Your answer must consist solely of the number of lines that contain the word "this".

• _Data lines_
-*-*-

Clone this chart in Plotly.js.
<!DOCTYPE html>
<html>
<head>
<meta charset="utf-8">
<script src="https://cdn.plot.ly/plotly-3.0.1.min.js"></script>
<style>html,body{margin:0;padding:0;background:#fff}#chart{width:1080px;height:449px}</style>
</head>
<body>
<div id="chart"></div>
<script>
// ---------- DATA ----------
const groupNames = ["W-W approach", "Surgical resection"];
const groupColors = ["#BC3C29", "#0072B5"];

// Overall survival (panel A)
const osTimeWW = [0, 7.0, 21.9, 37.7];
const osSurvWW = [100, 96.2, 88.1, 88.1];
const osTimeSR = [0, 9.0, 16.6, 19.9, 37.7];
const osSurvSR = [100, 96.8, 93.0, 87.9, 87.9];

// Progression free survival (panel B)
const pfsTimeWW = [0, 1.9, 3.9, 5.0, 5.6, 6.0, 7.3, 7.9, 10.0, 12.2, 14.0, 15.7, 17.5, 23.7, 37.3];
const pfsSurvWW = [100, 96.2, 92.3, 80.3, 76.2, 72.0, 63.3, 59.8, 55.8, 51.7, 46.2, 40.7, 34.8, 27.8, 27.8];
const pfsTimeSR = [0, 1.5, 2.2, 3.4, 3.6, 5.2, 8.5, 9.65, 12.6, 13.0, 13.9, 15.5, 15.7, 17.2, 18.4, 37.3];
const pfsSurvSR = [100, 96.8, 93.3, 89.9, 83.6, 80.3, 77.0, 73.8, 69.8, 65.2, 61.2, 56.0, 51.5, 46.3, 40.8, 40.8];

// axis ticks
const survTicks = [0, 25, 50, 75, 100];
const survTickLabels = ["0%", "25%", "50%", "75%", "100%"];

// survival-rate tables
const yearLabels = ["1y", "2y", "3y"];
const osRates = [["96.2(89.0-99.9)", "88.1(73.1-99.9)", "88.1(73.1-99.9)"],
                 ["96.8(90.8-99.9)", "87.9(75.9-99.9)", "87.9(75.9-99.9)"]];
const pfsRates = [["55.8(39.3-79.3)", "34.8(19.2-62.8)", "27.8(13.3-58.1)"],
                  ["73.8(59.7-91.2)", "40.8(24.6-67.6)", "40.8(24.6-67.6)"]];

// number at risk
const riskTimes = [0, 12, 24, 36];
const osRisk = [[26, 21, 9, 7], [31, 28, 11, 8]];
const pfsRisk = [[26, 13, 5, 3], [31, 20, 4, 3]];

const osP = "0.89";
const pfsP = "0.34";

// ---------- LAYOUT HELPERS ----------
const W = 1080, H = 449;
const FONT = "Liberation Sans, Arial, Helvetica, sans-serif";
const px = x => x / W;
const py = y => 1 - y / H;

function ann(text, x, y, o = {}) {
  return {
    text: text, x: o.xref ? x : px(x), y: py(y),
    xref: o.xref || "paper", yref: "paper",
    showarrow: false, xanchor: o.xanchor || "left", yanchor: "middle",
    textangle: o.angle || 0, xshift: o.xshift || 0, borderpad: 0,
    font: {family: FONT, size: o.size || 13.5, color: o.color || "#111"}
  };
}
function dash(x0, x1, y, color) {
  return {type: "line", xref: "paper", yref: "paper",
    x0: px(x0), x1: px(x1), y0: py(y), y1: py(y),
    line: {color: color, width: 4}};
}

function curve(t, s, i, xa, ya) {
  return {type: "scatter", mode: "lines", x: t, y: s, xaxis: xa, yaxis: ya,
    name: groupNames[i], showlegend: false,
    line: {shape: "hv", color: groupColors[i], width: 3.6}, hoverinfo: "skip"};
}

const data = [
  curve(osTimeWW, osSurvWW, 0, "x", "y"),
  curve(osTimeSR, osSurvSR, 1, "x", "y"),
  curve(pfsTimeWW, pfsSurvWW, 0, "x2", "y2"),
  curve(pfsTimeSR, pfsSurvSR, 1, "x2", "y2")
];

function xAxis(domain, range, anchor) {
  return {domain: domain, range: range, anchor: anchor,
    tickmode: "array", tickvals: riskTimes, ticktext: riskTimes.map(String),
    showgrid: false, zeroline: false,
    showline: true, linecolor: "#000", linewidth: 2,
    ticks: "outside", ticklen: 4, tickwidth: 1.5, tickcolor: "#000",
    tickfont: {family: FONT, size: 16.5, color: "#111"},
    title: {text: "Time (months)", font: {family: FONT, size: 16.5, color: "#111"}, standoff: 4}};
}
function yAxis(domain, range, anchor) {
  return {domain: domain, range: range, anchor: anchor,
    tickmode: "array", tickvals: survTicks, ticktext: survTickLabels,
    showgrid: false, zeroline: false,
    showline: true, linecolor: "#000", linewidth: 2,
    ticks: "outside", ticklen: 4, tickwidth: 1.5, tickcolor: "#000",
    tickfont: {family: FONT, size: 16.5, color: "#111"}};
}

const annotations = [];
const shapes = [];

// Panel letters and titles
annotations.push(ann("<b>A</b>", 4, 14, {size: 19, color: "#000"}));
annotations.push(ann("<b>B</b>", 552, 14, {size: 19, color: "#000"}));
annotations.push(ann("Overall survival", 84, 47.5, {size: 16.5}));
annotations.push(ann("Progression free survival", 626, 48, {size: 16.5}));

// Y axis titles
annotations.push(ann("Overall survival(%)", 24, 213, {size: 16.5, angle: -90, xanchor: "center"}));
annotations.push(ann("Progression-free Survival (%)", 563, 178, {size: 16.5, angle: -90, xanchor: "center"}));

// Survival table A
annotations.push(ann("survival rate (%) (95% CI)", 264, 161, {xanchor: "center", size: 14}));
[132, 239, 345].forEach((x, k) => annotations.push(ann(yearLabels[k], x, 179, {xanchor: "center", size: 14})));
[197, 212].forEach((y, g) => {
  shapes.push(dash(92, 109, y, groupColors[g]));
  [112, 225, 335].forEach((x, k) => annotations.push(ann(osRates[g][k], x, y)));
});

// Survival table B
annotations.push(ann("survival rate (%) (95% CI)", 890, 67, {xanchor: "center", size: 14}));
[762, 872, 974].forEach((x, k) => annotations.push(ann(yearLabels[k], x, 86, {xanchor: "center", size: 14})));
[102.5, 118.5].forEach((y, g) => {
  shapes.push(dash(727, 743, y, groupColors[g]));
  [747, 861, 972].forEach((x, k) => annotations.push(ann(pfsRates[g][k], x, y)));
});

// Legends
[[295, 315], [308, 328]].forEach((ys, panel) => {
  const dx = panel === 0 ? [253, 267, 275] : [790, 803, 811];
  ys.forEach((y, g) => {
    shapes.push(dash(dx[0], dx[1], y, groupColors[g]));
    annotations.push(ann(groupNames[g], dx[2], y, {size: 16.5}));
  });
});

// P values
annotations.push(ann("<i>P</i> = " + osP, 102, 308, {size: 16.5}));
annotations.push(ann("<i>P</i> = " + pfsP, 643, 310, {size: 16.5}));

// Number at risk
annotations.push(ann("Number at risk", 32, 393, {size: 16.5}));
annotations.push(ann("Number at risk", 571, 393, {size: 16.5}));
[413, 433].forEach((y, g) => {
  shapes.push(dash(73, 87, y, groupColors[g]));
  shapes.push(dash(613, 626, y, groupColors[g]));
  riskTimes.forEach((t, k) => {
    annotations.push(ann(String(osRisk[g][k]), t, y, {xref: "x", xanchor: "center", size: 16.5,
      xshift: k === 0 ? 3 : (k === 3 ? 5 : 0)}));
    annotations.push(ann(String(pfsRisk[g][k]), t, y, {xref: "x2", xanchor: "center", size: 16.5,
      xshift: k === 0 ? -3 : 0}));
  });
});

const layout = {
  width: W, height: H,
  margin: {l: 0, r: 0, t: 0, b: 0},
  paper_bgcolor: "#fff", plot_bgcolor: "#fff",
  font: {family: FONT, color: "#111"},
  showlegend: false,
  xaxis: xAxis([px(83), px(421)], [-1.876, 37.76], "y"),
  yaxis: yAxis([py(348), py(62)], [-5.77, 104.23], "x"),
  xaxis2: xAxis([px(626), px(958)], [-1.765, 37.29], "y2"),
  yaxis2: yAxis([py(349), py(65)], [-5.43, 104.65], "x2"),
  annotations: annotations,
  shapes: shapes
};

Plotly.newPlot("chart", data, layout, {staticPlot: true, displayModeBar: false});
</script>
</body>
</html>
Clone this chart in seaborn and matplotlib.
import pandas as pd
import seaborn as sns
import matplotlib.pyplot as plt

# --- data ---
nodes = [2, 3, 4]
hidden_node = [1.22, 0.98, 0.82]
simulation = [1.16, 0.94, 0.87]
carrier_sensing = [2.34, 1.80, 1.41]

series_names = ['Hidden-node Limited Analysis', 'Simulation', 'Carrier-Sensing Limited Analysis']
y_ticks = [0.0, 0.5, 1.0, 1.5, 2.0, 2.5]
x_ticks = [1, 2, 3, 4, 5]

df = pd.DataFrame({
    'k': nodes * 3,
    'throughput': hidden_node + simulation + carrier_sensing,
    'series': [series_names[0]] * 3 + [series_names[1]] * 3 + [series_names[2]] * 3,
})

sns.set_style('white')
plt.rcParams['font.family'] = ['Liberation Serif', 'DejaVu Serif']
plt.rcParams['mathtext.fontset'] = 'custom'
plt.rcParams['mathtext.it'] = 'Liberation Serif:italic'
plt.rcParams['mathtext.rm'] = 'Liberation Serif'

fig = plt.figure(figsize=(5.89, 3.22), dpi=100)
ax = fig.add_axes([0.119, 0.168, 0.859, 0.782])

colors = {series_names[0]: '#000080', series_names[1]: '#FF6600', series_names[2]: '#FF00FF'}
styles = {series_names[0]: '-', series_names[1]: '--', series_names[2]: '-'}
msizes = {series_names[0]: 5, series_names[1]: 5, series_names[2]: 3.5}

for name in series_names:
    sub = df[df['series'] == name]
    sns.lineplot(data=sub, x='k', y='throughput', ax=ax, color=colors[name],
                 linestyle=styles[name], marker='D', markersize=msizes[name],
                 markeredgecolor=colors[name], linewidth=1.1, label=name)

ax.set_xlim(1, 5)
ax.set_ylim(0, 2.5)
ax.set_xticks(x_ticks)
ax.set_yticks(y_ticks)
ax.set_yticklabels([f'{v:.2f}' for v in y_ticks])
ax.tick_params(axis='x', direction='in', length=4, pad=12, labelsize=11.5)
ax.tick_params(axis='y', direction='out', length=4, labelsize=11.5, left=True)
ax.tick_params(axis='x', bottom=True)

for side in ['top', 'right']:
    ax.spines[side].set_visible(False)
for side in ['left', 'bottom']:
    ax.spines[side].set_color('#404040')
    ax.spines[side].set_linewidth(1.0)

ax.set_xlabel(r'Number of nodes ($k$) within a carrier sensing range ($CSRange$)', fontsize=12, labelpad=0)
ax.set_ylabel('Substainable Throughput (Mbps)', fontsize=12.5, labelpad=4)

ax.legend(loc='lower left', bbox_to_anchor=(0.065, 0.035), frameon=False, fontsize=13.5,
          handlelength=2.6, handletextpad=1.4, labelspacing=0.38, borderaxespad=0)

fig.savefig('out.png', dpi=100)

-*-*-

• _The completed task_
2